Grigorij Efimovič Rasputin

Grigorij Efimovič Rasputin nacque nato il 10 gennaio del 1869 a Prokovskoe, un villaggio presso la cittadina di Tobolsk, in Siberia; ha passato la propria infanzia crescendo nella cultura contadina, rimanendo fino alla fine sostanzialmente analfabeta. Da bambino era irrequieto e turbolento, e tale è rimasto da giovane: dedito all’alcol, rubava e correva dietro alle donne (Rasputin in russo sta per “depravato”). Entrò poi in contatto con una setta religiosa rinnegata dalla Chiesa Ortodossa, la Khlysty; secondo gli adepti di tale setta, per entrare veramente in contatto con Dio, l’uomo deve peccare per potersi pentire e guadagnarsi così il perdono.

Rasputin si affiliò alla setta all’età di diciotto anni e cominciò a vestirsi da monaco autoproclamandosi veggente e guaritore, mostrando grande carisma, anche grazie al suo sguardo penetrante. A diciannove anni sposò Praskov’ja Fëdorovna Dubrovina, dalla quale ha avuto tre figli, continuando però a viaggiare, giungendo nella capitale russa San Pietroburgo, conoscendo personaggi altolocati. Tramite un’amica della Zarina (Alessandra di Hesse), nel 1907 è venuto in contatto con la famiglia imperiale, in un momento di particolare fragilità emotiva dei sovrani. Difatti Alessio, il tanto sospirato erede maschio, si rivelò essere emofiliaco, condizione che lo espone a rischio di morte per emorragia anche per piccoli e banali incidenti ed infortuni. In un’occasione Rasputin è riuscito, non si sa bene come, a bloccare una delle emorragie del piccolo Alessio, cosa che lo ha portato ad ottenere i favori e la considerazione dei sovrani, divenendone consigliere fisso.

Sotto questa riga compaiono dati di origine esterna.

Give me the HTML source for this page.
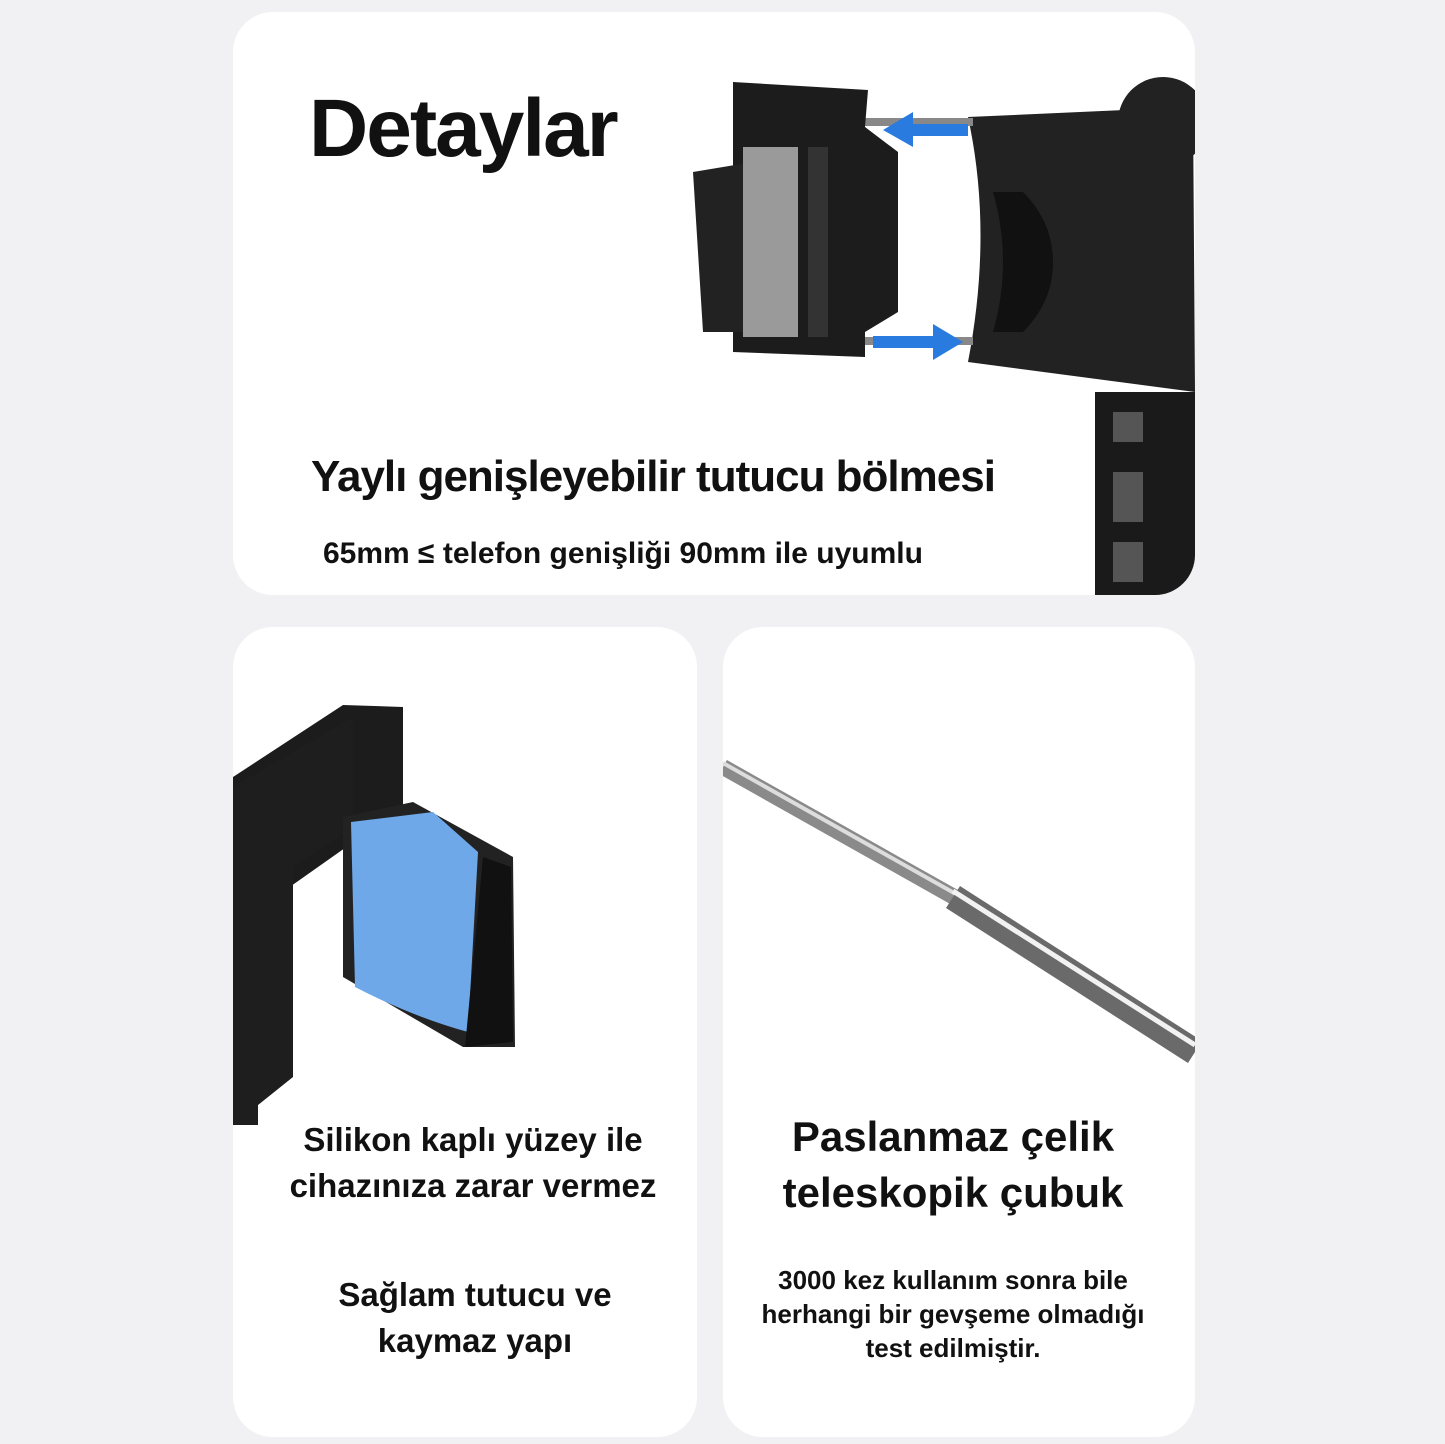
<!DOCTYPE html>
<html><head><meta charset="utf-8"><style>
body{margin:0;width:1445px;height:1444px;background:#f1f1f3;position:relative;overflow:hidden;font-family:"Liberation Sans",sans-serif;color:#111}
.card{position:absolute;background:#fff;border-radius:40px;overflow:hidden}
.t{position:absolute;font-weight:bold;white-space:nowrap;text-align:center}
</style></head><body>
<div class="card" style="left:233px;top:12px;width:962px;height:583px">
<svg width="962" height="583" style="position:absolute;left:0;top:0">
 <rect x="862" y="380" width="100" height="203" fill="#1a1a1a"/>
 <rect x="880" y="400" width="30" height="30" fill="#555"/><rect x="880" y="460" width="30" height="50" fill="#555"/><rect x="880" y="530" width="30" height="40" fill="#555"/>
 <circle cx="930" cy="110" r="45" fill="#222"/>
 <path d="M735 105 L960 95 L962 380 L735 350 Q760 220 735 105Z" fill="#222"/>
 <path d="M790 180 Q820 210 820 250 Q820 290 790 320 L760 320 Q780 250 760 180Z" fill="#111"/>
 <rect x="600" y="106" width="140" height="8" fill="#888"/><rect x="600" y="325" width="140" height="8" fill="#888"/>
 <polygon points="650,118 680,100 680,135" fill="#2a7be0"/><rect x="675" y="112" width="60" height="12" fill="#2a7be0"/>
 <polygon points="730,330 700,312 700,348" fill="#2a7be0"/><rect x="640" y="324" width="65" height="12" fill="#2a7be0"/>
 <path d="M500 70 L635 78 L632 115 L665 140 L665 300 L632 320 L632 345 L500 340Z" fill="#1c1c1c"/>
 <path d="M460 160 L520 150 L530 320 L470 320Z" fill="#222"/>
 <rect x="510" y="135" width="55" height="190" fill="#9a9a9a"/>
 <rect x="575" y="135" width="20" height="190" fill="#333"/>
</svg>
<div class="t" style="left:76px;top:70px;font-size:82px;letter-spacing:-2px">Detaylar</div>
<div class="t" style="left:36px;top:440px;width:768px;font-size:44px;letter-spacing:-1px">Yaylı genişleyebilir tutucu bölmesi</div>
<div class="t" style="left:90px;top:525px;font-size:30px">65mm ≤ telefon genişliği 90mm ile uyumlu</div>
</div>
<div class="card" style="left:233px;top:627px;width:464px;height:810px">
<svg width="464" height="810" style="position:absolute;left:0;top:0">
 <path d="M0 150 L110 78 L170 80 L170 180 L0 300Z" fill="#1c1c1c"/>
 <path d="M0 160 L120 90 L120 200 L60 240 L60 450 L0 498Z" fill="#1e1e1e"/>
 <rect x="0" y="160" width="25" height="338" fill="#1e1e1e"/>
 <path d="M110 190 L180 175 L280 230 L282 420 L230 420 L110 350Z" fill="#222"/>
 <path d="M118 195 L200 185 L245 225 L235 405 Q180 390 122 360Z" fill="#6fa8e8"/>
 <path d="M250 230 L278 240 L280 415 L232 420Z" fill="#111"/>
</svg>
<div class="t" style="left:0;top:490px;width:480px;font-size:33px;line-height:46px">Silikon kaplı yüzey ile<br>cihazınıza zarar vermez</div>
<div class="t" style="left:10px;top:645px;width:464px;font-size:33px;line-height:46px">Sağlam tutucu ve<br>kaymaz yapı</div>
</div>
<div class="card" style="left:723px;top:627px;width:472px;height:810px">
<svg width="472" height="810" style="position:absolute;left:0;top:0">
 <line x1="0" y1="140" x2="240" y2="275" stroke="#8a8a8a" stroke-width="16"/>
 <line x1="0" y1="136" x2="240" y2="271" stroke="#ddd" stroke-width="4"/>
 <line x1="230" y1="270" x2="472" y2="425" stroke="#6a6a6a" stroke-width="26"/>
 <line x1="230" y1="264" x2="472" y2="418" stroke="#f2f2f2" stroke-width="5"/>
</svg>
<div class="t" style="left:0;top:482px;width:460px;font-size:42px;line-height:56px">Paslanmaz çelik<br>teleskopik çubuk</div>
<div class="t" style="left:0;top:636px;width:460px;font-size:26px;line-height:34px">3000 kez kullanım sonra bile<br>herhangi bir gevşeme olmadığı<br>test edilmiştir.</div>
</div>
</body></html>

Rasputin non ha mai smentito la propria sinistra fama, ed ha continuato a soddisfare i suoi insaziabili bisogni carnali con mole donne aristocratiche (secondo le malelingue anche con la Zarina stessa e le figlie della coppia imperiale). Dall’inizio della guerra il potere di Rasputin è andato aumentando così come i suoi nemici. La sera del 16 dicembre del 1916 il principe Feliks Feliksovič Jusupov lo invitò a cena nel suo palazzo, con la complicità del cugino dello Zar il Gran Duca Dimitrij Pavlovič Romanov, ed altri complici. Al suo arrivo Rasputin cominciò a mangiare e a bere a dismisura, non sapendo che tutto il cibo era avvelenato, ma il veleno non fece effetto; decisero allora di sparargli, ma Rasputin era ancora vivo nonostante i colpi di pistola. Gli uomini del complotto si allontanarono dalla stanza per discutere sul da farsi e mentre ritornarono si accorsero che Rasputin tentava di uscire dalla porta; gli spararono ancora, ma questi ancora respirava; decisero allora di prenderlo a randellate avvolgerlo in una coperta, dopodiché lo gettarono nel fiume Neva nel quale morì annegato.